Senate Parliamentarian Elizabeth MacDonough ruled ineligible provisions that would have limited states' ability to tax health care providers to help fund Medicaid, the insurance program for low-income and disabled people, and penalized states for using their own funding to provide health coverage to undocumented immigrants.
The ruling, announced by Senate Democrats Thursday morning, is likely good news for HCA Healthcare Inc. and Tenet Healthcare Corp., as hospitals were facing potential cuts to Medicaid funding.
Shares of HCA rose as much as 3.9% and Tenet rose as much as 4.9% following the news of the parliamentarian ruling.
Ron Wyden of Oregon, the top-ranking Democrat on the Senate Finance Committee, estimated that the spending cuts ruled ineligible totaled $250 billion and blasted Republicans for attempting to "capture ideological trophies that will leave Americans worse off."
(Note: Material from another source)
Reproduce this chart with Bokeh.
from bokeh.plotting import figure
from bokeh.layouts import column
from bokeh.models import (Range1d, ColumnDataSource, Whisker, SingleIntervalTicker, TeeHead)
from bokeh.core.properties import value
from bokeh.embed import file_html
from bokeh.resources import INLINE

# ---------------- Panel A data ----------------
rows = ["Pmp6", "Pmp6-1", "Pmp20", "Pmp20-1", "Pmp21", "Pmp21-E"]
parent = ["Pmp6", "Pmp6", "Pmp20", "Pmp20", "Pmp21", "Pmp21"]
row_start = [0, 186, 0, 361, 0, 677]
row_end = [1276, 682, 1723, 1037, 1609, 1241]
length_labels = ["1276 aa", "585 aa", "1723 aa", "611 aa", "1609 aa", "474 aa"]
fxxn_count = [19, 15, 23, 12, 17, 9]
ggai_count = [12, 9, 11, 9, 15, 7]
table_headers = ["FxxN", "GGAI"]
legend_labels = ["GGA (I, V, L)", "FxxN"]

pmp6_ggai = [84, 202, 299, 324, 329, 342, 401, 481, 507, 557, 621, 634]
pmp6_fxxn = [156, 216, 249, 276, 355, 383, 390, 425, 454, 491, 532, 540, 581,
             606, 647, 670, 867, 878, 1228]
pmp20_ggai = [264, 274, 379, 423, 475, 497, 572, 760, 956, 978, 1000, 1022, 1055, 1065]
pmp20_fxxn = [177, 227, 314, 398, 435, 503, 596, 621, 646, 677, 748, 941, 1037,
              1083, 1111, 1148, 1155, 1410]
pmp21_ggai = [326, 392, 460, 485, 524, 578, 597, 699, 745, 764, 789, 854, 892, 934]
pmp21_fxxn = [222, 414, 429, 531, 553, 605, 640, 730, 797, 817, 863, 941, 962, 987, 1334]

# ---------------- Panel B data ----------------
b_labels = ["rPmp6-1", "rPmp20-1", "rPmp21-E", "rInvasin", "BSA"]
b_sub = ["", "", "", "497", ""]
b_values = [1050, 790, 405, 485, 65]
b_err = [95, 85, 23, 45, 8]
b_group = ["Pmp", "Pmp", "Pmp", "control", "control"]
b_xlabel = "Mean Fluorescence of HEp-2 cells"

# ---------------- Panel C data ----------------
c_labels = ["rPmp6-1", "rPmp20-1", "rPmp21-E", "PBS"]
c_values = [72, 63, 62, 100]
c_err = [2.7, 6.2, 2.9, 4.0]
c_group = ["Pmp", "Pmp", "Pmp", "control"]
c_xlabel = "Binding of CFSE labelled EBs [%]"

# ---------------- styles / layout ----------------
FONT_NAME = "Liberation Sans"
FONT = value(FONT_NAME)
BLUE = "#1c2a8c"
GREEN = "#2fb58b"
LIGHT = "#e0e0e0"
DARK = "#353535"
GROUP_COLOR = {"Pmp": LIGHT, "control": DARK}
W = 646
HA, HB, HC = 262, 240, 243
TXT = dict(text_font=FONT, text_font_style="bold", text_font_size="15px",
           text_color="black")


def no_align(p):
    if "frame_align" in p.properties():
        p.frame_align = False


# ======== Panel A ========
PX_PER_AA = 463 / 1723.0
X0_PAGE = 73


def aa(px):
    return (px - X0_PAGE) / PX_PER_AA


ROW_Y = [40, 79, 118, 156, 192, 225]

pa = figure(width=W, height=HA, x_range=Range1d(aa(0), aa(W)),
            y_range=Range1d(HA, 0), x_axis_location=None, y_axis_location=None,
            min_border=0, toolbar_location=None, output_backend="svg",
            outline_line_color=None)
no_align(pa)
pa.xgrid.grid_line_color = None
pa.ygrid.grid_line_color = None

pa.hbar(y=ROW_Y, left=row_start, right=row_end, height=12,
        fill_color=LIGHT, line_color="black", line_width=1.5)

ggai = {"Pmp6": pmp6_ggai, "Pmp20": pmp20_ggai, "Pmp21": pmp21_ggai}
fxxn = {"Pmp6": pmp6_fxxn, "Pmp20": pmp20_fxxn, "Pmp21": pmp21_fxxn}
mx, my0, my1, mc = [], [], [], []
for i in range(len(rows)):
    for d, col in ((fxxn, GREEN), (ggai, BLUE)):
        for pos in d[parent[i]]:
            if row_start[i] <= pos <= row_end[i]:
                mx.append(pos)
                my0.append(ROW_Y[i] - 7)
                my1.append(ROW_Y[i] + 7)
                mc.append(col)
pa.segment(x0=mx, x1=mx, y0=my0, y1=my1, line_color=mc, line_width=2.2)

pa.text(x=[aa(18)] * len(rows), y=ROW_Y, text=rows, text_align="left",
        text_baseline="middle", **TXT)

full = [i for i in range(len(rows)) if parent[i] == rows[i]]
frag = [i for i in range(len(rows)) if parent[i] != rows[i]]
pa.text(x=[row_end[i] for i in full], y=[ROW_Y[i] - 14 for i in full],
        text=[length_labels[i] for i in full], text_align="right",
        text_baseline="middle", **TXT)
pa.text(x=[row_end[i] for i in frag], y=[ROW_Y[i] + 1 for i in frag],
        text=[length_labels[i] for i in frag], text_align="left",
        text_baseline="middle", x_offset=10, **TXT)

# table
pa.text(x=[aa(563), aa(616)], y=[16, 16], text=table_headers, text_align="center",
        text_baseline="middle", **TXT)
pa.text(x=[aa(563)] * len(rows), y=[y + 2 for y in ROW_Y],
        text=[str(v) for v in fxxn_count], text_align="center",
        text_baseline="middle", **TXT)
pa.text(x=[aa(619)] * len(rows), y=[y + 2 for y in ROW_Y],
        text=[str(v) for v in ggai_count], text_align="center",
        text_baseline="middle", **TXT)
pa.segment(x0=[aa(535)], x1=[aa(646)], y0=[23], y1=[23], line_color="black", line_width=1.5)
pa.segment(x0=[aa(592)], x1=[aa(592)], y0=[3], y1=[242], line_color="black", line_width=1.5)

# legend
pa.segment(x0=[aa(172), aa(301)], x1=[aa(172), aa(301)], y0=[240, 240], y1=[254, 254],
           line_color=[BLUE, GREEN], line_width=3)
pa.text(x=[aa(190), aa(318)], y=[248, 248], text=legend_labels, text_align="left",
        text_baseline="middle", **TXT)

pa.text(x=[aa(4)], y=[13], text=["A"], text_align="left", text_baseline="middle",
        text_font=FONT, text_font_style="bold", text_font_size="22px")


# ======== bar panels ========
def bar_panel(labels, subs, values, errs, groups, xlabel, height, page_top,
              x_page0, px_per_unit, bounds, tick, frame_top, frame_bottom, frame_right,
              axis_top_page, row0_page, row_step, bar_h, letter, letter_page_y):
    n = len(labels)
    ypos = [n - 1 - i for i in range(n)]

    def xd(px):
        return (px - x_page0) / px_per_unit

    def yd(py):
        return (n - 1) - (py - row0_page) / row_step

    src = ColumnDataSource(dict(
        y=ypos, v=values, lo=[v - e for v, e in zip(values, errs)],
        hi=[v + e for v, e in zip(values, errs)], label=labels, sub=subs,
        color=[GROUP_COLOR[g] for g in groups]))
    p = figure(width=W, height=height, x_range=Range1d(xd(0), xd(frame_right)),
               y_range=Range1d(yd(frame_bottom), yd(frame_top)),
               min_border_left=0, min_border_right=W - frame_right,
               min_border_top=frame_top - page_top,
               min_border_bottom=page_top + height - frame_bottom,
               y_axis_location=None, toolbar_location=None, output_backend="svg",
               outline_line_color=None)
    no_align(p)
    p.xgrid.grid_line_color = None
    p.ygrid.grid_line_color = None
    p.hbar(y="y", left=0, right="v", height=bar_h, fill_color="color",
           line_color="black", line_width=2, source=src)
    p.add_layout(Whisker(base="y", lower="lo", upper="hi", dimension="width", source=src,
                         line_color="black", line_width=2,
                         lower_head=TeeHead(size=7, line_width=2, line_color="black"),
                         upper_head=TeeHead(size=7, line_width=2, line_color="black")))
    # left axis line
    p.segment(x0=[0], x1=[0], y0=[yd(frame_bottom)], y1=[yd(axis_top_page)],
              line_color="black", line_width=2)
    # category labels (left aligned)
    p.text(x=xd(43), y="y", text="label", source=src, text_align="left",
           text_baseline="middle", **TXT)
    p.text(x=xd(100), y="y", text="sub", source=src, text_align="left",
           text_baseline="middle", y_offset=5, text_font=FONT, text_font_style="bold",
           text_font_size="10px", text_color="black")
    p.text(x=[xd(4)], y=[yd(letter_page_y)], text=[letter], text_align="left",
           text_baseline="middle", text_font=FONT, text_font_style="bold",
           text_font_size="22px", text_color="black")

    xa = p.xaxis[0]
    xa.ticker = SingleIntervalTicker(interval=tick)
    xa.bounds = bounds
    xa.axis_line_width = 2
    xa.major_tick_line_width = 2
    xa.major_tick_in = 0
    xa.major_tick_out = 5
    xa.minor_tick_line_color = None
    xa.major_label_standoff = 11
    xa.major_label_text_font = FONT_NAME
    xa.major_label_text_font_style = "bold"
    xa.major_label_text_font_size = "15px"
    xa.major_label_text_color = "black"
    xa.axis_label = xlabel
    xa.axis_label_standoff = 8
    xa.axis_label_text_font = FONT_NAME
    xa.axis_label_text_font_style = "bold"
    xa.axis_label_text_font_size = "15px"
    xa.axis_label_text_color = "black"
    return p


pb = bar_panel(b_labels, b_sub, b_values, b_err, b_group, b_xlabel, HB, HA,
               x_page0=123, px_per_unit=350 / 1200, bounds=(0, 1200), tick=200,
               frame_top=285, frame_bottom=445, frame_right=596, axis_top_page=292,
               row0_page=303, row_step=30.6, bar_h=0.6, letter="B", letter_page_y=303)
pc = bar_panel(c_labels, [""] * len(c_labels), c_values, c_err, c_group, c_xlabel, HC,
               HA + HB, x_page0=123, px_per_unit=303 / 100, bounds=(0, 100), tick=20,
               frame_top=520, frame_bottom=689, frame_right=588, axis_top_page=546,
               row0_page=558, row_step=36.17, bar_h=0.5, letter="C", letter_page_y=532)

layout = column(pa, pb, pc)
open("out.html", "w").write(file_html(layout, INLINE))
Republicans have said previous parliamentarian rulings on food stamps and other provisions have already threatened to strike more than $300 billion in cuts.
The ruling could solve one problem for GOP leaders in that it would render moot objections from senators like Susan Collins of Maine, Thom Tillis of North Carolina and Josh Hawley to Medicaid provider tax cuts. Hospitals have lobbied aggressively to stop the provisions.
Brian Blase, president of the conservative think tank Paragon Health Institute and a former Trump White House official, criticized provider taxes as "corporate welfare," and said former President Joe Biden supported eliminating them.
"I trust Senate Republicans will find a path forward to make these provisions that reduce the provider tax scam compliant with their parliamentary rules," Blase said.
The ruling, however, exacerbates Senate Majority Leader John Thune and House Speaker Mike Johnson's problem wooing conservatives already angry over the price tag of the bill. Senator Ron Johnson had already said Wednesday his bloc of conservatives had the votes to delay the bill later into July to hammer out more cuts.
Hardline conservative House members such as Chip Roy and Ralph Norman said Wednesday they were already prepared to block the Senate bill if it did make it back to the House.
The House version of the provider tax provision, which is less aggressive than the Senate's draft, would have saved the federal government $89 billion over a decade, according to congressional budget analysts.
Hawley said he talked to Trump and the president agrees that freezing provider taxes, as was done in the House bill, is a better idea than cutting them.
The ruling has already fueled calls from House conservatives for the Senate to overrule the advice of the parliamentarian. Thune has said that he doesn't favor that since allowing non-budgetary matters into the fast-track legislative process would erode the Senate filibuster.
The parliamentarian also rejected attempts to change cost sharing in Obamacare and stop Affordable Care Act plans from covering abortion services.